© JUNGE FREIHEIT Verlag GmbH & Co.  www.jungefreiheit.de    21/99 21. Mai 1999


Zeitschriftenkritik: "Psychologie und Geschichte"
Kritik am Methodenideal
Holger von Dobeneck

Psychologie und Geschichte ist die bislang einzige Zeitschrift, die mit wissenschaftlichem Anspruch auch für allgemein historisch interessierte Laien im deutschsprachigen Raum das gesamte Spektrum der Geisteswissenschaften unter besonderer Berücksichtigung ihres historischen Aspektes darstellt. Sie möchte einen Paradigmenwechsel herbeiführen im Bereich der Psychologie und diese auf eine qualitative geisteswissenschaftliche Grundlage stellen; sie möchte weg von der vorherrschenden statistisch-naturwissenschaftlichen Ausrichtung. Vertreten wird diese grundsätzliche Methodenkritik u. a. in Berlin von Professor Jüttemann an der Technischen Universität.

Die Krise der akademischen Psychologie ist chronisch und äußert sich in immer wieder ausbrechenden Grundsatzstreitigkeiten. Jüttemann et al bescheinigen ihr und mehr noch der Psychoanalyse eine fundamentale Unwissenschaftlichkeit. Sie plädieren für eine Abkehr von dem statistischen Methodenideal und dem unhaltbaren Versuch, ihren Gegenstand, die "Psyche", den gleichen objektivierenden Standards zu unterwerfen wie die umgebende Natur. Psychologie sollte nach Jüttemann lebensrelevant sein, sich nach der ganzen Person und ihren geschichtlichen und biographischen Bezügen ausrichten. Die gegenwärtige Psychologie erstickt in einem Wust unbedeutender Detailuntersuchungen, die statisch ausgezählt für das reale Leben und seine Bewältigung mehr oder minder unerheblich sind.

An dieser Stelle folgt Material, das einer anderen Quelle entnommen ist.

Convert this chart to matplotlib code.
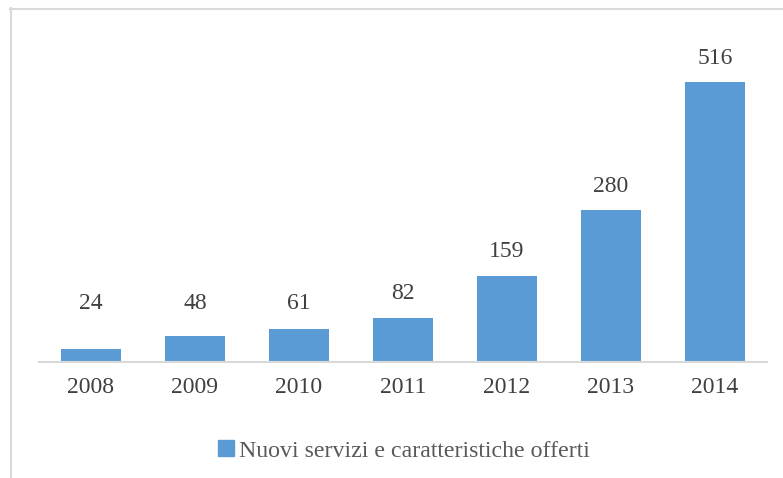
import matplotlib.pyplot as plt
from matplotlib.lines import Line2D
from matplotlib.patches import Patch

# data
years = ["2008", "2009", "2010", "2011", "2012", "2013", "2014"]
values = [24, 48, 61, 82, 159, 280, 516]
series_name = "Nuovi servizi e caratteristiche offerti"

BAR_COLOR = "#5B9BD5"
TEXT_COLOR = "#404040"
GRID_COLOR = "#D9D9D9"

plt.rcParams["font.family"] = ["Liberation Serif", "DejaVu Serif"]

fig = plt.figure(figsize=(7.83, 4.78), dpi=100)
ax = fig.add_axes([39 / 783, 1 - 362 / 478, 728 / 783, (362 - 36.5) / 478])

x = range(len(years))
bars = ax.bar(x, values, width=0.577, color=BAR_COLOR)

# data labels (small bars share a common label height, like the original)
for xi, v in zip(x, values):
    ax.text(xi, max(v, 63) + 44, str(v), ha="center", va="center",
            fontsize=17, color=TEXT_COLOR)

ax.set_xlim(-0.5, len(years) - 0.5)
ax.set_ylim(0, 600)
ax.set_xticks(list(x))
ax.set_xticklabels(years, fontsize=17, color=TEXT_COLOR)
ax.tick_params(axis="x", length=0, pad=11)
ax.set_yticks([])
for side in ["top", "right", "left"]:
    ax.spines[side].set_visible(False)
ax.spines["bottom"].set_color(GRID_COLOR)
ax.spines["bottom"].set_linewidth(1.5)

# legend under the chart
fig.legend(handles=[Patch(color=BAR_COLOR, label=series_name)],
           loc="center", bbox_to_anchor=(404 / 783, 1 - 451 / 478),
           frameon=False, fontsize=17.2, handlelength=0.65, handleheight=0.65,
           handletextpad=0.2, labelcolor="#595959")

# outer chart frame (only left and top edges are visible in the crop)
fig.add_artist(Line2D([10.5 / 783, 10.5 / 783], [0, 1 - 8 / 478],
                      transform=fig.transFigure, color=GRID_COLOR, lw=1.5))
fig.add_artist(Line2D([10 / 783, 1], [1 - 8.5 / 478, 1 - 8.5 / 478],
                      transform=fig.transFigure, color=GRID_COLOR, lw=1.5))

fig.savefig("out.png", dpi=100)
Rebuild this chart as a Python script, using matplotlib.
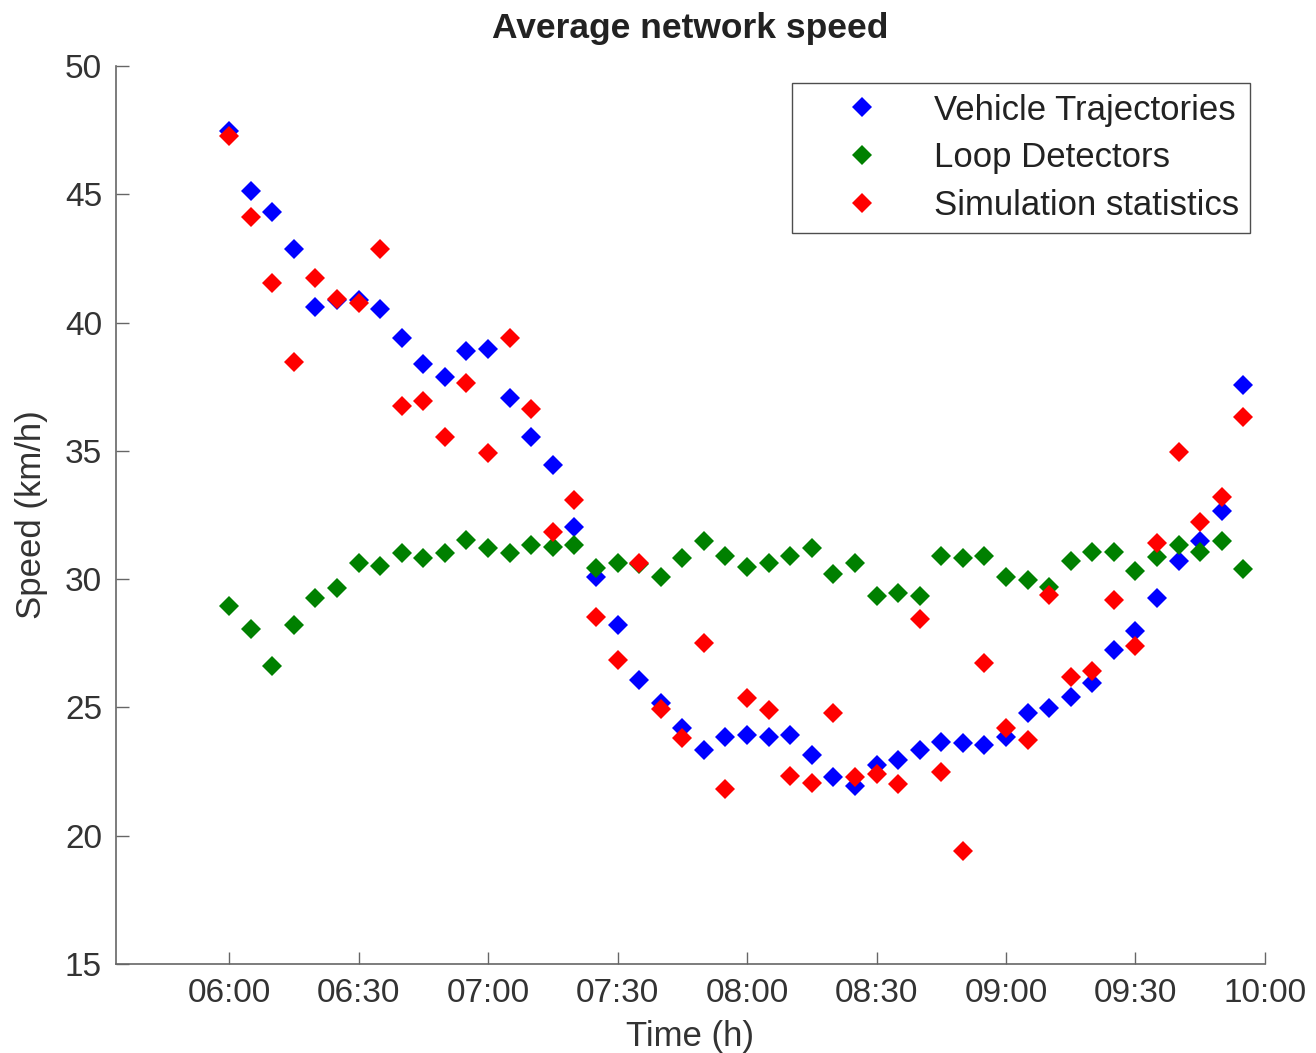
import numpy as np
import matplotlib
matplotlib.use("Agg")
import matplotlib.pyplot as plt

plt.rcParams['font.family'] = ['Liberation Sans', 'DejaVu Sans']

# 5-minute intervals from 06:00 to 09:55
t_hours = 6 + np.arange(48) * 5 / 60.0

trajectories = [47.47, 45.14, 44.30, 42.87, 40.62, 40.90, 40.88, 40.52, 39.41, 38.39,
                37.89, 38.90, 38.99, 37.07, 35.53, 34.45, 32.04, 30.10, 28.21, 26.07,
                25.16, 24.19, 23.34, 23.86, 23.93, 23.86, 23.93, 23.15, 22.27, 21.92,
                22.76, 22.95, 23.34, 23.67, 23.63, 23.54, 23.86, 24.77, 24.97, 25.42,
                25.94, 27.24, 27.98, 29.25, 30.71, 31.50, 32.66, 37.57]

loops = [28.95, 28.04, 26.61, 28.21, 29.25, 29.67, 30.62, 30.51, 31.01, 30.81,
         31.01, 31.53, 31.20, 31.01, 31.33, 31.27, 31.33, 30.42, 30.62, 30.60,
         30.10, 30.81, 31.50, 30.90, 30.49, 30.62, 30.90, 31.23, 30.21, 30.62,
         29.34, 29.45, 29.34, 30.90, 30.81, 30.90, 30.10, 29.97, 29.71, 30.69,
         31.04, 31.04, 30.33, 30.88, 31.35, 31.07, 31.50, 30.38]

simulation = [47.27, 44.10, 41.55, 38.48, 41.72, 40.91, 40.75, 42.87, 36.75, 36.94,
              35.53, 37.66, 34.92, 39.39, 36.62, 31.85, 33.08, 28.54, 26.83, 30.63,
              24.93, 23.80, 27.52, 21.81, 25.36, 24.90, 22.33, 22.07, 24.80, 22.27,
              22.41, 22.00, 28.45, 22.50, 19.42, 26.72, 24.19, 23.73, 29.38, 26.20,
              26.43, 29.19, 27.39, 31.42, 34.97, 32.24, 33.21, 36.33]

tick_hours = [6, 6.5, 7, 7.5, 8, 8.5, 9, 9.5, 10]
tick_labels = ['06:00', '06:30', '07:00', '07:30', '08:00', '08:30', '09:00', '09:30', '10:00']

fig = plt.figure(figsize=(13.16, 10.53), dpi=100)
ax = fig.add_axes([0.0881, 0.0845, 0.8731, 0.8528])

ms = 10.5
ax.plot(t_hours, trajectories, 'D', color=(0, 0, 1), ms=ms, mew=0, label='Vehicle Trajectories')
ax.plot(t_hours, loops, 'D', color=(0, 0.5, 0), ms=ms, mew=0, label='Loop Detectors')
ax.plot(t_hours, simulation, 'D', color=(1, 0, 0), ms=ms, mew=0, label='Simulation statistics')

ax.set_xlim(5.563, 10.0)
ax.set_ylim(15, 50)
ax.set_xticks(tick_hours)
ax.set_xticklabels(tick_labels)
ax.set_yticks(range(15, 51, 5))

for side in ['top', 'right']:
    ax.spines[side].set_visible(False)
for side in ['left', 'bottom']:
    ax.spines[side].set_color('#666666')
    ax.spines[side].set_linewidth(1.2)
ax.tick_params(direction='in', length=9, width=1.0, color='#666666',
               labelsize=24, labelcolor='#333333', pad=10)

ax.set_xlabel('Time (h)', fontsize=25, color='#333333', labelpad=8)
ax.set_ylabel('Speed (km/h)', fontsize=25, color='#333333', labelpad=12)
ax.set_title('Average network speed', fontsize=25.5, fontweight='bold', color='#222222', pad=20)

leg = ax.legend(loc='upper right', bbox_to_anchor=(0.987, 0.981), borderaxespad=0,
                fontsize=25, frameon=True, fancybox=False, edgecolor='#222222',
                borderpad=0.3, handletextpad=0.4, handlelength=3.4, labelspacing=0.43)
leg.get_frame().set_linewidth(1.0)
for txt in leg.get_texts():
    txt.set_color('#222222')

fig.savefig('out.png', dpi=100)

Wegbereiter für eine solch qualitativ verfahrende Psychologie waren die geisteswissenschaftlichen und philosophisch ausgerichteten Gründerväter, wie es sie vor allem in der Weimarer Zeit noch reihenweise gab, bevor sich die Psychologie rückhaltlos in die Arme des amerikanischen Behaviorismus warf. Professor Jüttemann hat selbst eine Studie über die Mentalität der konservativ-revolutionären Jugend in der Weimarer Zeit herausgegeben. Komplementäre Ansätze gibt es auch in der Mentalitätsforschung der französischen Historiker, die sich um die Zeitschrift Annales gruppieren.

Die gegenwärtige Ausgabe der Zeitschrift enthält eine Rezension von Hitlers "Mein Kampf", die am 30. April 1933 unter dem Pseudonym "V.S." von dem damaligen tschechischen Ministerpräsidenten Masaryk stammte. Schon allein dieses Beispiel zeigt die unkonventionelle Ausrichtung dieser interdisziplinären Zeitschrift, die – lebendig geschrieben – sich erfreulich abhebt von den für Laien ungenießbaren psychologischen Periodika herkömmlicher Machart

Psychologie und Geschichte entspricht stark dem gegenwärtigen Trend zur hermeneutisch-phänomenologischen Sichtweise der Postmoderne.Die Zeitschrift unter der Schriftleitung von Rudolf Miller wird von der Fernuniversität Hagen herausgegeben und erscheint viermal jährlich im Verlag Leske+ Budrich.

"Psychologie und Geschichte" kostet als Einzelheft 25 DM.